We ended up as a D/s couple, me being Dom and my wife sub. It wasn’t 24/7, but we really enjoyed learning new skills and having sex with lots of people at the same time.
Fast forward 5 years, swinging had ground to a halt as had our BDSM life. We kept our profiles on the websites, but never went to any parties, even though we still had a few swinger and kinkster friends. I accepted that my wife had tired of the scenes and tried to be ‘vanilla’ for a few years.
However, my old urges came back, stronger than ever, and I knew I couldn’t live a 'normal' life. Following deep soul searching and many tears I decided to leave my wife. Not because I don’t love her, but because I really really do love my wife. Weird as it sounds, I made the decision to separate so I wouldn’t ruin what we’d had for so long. I wanted to protect it and also protect my wife.
I needed to have other people in my life, other partners. I didn’t want to be my wife's exclusive. I didn’t want to be totally reliant on her for my happiness, nor did I want to be her only crutch. I wanted us to have multiple people in our lives for emotional and physical needs.

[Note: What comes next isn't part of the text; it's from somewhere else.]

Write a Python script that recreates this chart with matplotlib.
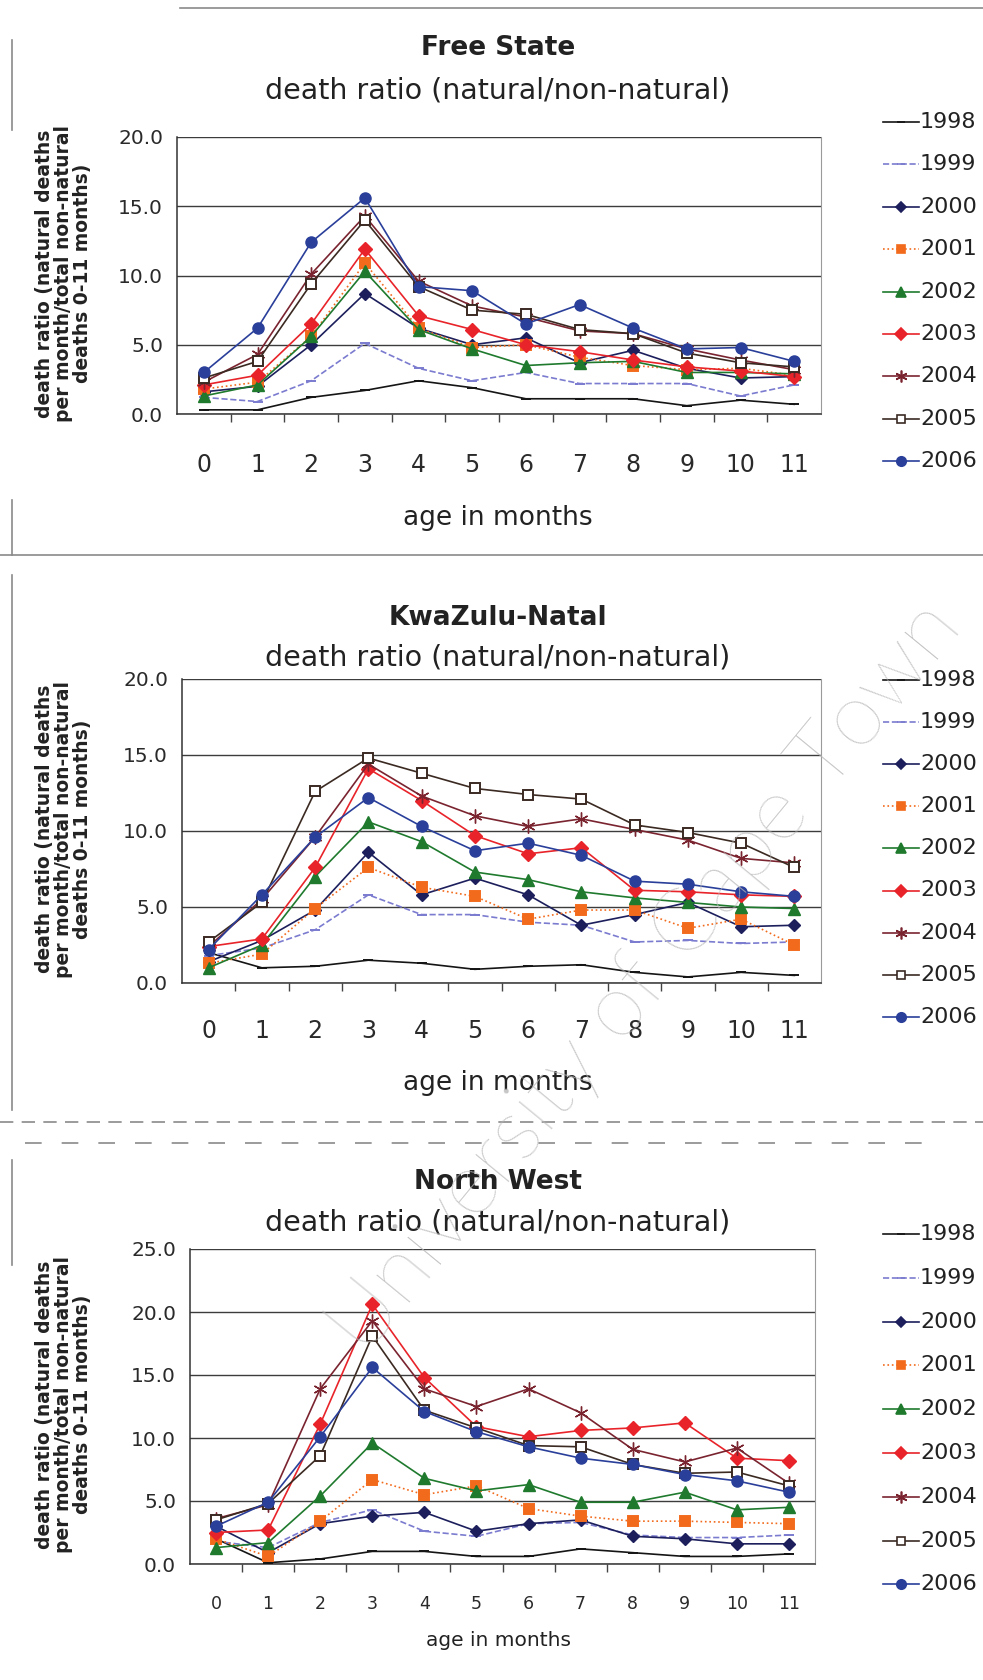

I lived on my own the whole of 2019, without dating or having sex with anyone. I wanted to be on my own, to find myself and maybe to realise I’d made a massive mistake. I did however re-engage with my swinger and kinkster mates purely for messaging and a catch up.
2020 came and I decided it was time to move on and satisfy my sexual needs. I set up a single profile on a swingers site and have had a couple of 3somes. I have also been on a couple of social dates and chatted to females that have been in poly relationships in the past.
I advertise myself as actively looking for a poly relationship on the swinger site. Although I think I’m more likely to meet poly people on the BDSM scene, which I’m also involved with.
My wife met another man in 2020, and I’m very happy for them. I would honestly be back like a shot if she invited me to move in with them. I love her, I want her, but not as an exclusive.